(Do this) Tally the lines that include the word "code" and reply with nothing but the total.

(Raw records)

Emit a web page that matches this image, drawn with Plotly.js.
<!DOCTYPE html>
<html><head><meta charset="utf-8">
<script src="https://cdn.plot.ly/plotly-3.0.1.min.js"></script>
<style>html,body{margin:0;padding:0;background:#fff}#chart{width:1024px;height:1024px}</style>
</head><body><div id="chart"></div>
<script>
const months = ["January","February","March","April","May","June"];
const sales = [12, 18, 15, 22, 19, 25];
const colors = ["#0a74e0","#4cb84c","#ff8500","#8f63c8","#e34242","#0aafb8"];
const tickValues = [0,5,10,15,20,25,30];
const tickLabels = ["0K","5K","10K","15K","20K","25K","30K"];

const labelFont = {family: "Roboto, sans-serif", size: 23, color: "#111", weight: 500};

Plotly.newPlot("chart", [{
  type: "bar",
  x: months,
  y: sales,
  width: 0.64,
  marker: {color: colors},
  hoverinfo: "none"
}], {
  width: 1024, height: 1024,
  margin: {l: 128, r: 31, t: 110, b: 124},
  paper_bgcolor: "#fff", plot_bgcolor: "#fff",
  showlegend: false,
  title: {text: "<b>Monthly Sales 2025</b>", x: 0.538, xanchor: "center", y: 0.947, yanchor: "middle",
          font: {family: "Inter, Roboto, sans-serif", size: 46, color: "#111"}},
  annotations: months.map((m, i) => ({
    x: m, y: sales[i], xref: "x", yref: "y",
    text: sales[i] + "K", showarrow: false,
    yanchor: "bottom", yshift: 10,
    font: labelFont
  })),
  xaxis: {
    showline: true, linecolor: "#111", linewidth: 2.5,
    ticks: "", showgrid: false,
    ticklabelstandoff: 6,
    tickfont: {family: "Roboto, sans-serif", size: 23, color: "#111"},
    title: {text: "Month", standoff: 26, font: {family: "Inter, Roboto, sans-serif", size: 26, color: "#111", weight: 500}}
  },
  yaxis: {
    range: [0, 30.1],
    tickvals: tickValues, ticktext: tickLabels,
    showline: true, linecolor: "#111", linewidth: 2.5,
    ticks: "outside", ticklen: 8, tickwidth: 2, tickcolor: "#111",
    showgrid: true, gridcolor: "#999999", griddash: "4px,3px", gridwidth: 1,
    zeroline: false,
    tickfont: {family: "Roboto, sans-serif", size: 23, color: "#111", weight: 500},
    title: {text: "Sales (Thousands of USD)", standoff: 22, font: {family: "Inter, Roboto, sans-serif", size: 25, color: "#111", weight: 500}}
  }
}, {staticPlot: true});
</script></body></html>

--

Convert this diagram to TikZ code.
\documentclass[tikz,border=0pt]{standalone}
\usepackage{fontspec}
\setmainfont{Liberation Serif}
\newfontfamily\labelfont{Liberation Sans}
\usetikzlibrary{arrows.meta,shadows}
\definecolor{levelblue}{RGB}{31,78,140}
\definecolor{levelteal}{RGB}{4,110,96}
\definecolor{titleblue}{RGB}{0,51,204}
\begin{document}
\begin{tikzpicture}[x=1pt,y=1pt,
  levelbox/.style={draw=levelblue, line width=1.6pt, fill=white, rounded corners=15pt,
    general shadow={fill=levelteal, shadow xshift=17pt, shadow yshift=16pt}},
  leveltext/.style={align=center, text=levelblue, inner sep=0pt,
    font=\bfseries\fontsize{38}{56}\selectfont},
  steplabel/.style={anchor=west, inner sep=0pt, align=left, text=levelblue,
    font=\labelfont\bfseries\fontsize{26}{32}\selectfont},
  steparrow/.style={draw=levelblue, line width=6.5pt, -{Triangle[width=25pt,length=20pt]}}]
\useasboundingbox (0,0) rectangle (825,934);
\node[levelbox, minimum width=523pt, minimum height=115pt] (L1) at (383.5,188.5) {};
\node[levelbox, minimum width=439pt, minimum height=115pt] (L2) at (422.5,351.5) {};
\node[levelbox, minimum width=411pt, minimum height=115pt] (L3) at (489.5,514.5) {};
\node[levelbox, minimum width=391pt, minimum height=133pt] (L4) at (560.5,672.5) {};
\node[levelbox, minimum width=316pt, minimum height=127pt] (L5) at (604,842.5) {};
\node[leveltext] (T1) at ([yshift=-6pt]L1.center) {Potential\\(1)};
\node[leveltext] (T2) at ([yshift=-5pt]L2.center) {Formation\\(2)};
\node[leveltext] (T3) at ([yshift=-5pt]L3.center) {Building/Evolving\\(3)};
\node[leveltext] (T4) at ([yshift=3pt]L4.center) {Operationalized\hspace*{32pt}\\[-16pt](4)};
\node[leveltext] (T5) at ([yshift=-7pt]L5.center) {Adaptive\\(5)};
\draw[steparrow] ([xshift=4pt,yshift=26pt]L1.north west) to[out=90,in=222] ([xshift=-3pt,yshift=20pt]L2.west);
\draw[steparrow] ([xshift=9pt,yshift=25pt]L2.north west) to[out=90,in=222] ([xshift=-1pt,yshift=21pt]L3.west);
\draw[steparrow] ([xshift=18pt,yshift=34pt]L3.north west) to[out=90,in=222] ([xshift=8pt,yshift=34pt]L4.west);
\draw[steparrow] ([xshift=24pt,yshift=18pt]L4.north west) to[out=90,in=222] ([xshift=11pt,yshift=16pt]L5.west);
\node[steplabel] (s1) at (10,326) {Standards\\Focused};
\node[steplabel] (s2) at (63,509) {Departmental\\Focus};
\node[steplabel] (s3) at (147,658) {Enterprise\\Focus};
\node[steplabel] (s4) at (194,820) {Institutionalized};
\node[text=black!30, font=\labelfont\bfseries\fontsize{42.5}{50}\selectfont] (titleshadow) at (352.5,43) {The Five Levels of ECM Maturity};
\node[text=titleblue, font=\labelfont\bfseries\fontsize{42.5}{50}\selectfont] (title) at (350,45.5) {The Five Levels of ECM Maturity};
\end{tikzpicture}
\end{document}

...

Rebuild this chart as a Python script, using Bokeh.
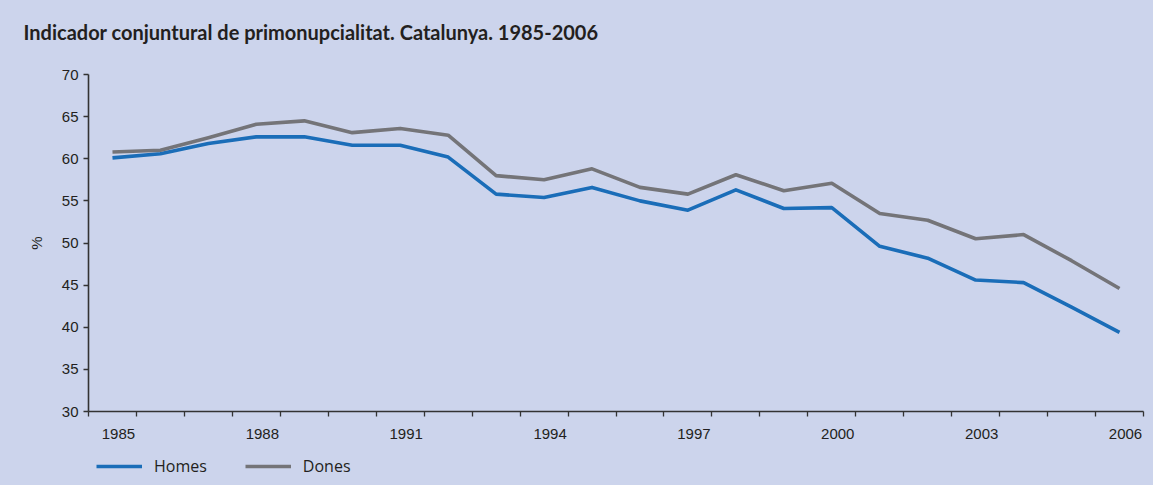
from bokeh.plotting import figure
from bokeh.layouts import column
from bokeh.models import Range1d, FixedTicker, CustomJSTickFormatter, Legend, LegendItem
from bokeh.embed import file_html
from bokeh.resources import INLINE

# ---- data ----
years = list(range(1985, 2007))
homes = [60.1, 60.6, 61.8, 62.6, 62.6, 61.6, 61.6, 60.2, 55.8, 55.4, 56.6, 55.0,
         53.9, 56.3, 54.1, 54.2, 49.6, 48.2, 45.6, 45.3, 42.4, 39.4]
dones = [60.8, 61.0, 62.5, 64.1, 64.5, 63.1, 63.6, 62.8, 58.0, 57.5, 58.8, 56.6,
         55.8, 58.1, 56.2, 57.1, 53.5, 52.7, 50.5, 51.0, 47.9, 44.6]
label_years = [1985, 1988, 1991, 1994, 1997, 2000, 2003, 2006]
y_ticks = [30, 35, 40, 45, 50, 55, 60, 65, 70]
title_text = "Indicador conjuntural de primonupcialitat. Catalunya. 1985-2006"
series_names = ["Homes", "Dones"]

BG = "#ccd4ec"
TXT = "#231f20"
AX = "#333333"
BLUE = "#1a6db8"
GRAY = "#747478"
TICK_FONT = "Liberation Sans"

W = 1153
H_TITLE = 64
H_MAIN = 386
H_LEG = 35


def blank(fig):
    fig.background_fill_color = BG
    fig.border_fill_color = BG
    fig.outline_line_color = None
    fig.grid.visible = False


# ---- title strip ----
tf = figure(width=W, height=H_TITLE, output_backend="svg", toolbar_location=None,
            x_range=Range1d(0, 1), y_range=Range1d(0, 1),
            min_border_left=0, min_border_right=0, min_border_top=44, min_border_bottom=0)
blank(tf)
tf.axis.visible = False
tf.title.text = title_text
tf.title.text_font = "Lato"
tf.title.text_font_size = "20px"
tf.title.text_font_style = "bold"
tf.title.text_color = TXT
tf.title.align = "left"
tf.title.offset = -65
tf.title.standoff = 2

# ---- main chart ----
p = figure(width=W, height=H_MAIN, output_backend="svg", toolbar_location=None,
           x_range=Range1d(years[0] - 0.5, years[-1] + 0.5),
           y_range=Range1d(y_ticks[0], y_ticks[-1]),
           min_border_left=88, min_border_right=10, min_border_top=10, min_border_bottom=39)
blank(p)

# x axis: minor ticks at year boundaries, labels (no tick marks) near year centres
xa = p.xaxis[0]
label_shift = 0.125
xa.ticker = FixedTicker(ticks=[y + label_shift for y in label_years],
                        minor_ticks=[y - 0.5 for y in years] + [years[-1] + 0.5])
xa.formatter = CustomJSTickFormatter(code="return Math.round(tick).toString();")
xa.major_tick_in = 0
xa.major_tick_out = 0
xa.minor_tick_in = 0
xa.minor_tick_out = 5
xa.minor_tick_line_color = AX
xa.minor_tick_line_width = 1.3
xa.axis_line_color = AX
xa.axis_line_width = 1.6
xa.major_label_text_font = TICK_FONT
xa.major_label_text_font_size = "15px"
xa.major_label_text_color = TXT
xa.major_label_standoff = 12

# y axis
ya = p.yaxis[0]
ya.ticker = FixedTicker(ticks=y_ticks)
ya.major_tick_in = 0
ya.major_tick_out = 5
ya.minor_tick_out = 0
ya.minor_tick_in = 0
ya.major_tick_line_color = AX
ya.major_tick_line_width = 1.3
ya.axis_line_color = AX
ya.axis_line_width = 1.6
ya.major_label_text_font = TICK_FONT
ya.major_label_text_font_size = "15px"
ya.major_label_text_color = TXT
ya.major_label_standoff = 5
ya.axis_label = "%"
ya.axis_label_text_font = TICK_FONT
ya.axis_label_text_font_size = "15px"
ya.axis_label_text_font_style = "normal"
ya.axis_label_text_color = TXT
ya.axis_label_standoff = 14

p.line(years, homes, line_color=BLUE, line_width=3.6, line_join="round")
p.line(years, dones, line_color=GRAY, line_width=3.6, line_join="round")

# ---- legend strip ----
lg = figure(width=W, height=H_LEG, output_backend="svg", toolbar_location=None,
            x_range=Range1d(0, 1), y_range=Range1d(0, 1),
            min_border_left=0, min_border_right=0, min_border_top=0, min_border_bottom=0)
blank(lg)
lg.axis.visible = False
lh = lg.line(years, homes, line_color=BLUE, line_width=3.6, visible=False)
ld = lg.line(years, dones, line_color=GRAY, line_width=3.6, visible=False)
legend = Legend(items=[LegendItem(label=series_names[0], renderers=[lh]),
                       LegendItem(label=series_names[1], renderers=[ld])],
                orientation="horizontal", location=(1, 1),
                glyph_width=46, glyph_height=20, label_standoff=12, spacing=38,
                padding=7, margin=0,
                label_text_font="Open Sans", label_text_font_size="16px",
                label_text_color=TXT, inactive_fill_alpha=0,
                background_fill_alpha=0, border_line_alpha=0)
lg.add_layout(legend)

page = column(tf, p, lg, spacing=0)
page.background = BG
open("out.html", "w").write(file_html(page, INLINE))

(Written answer) 2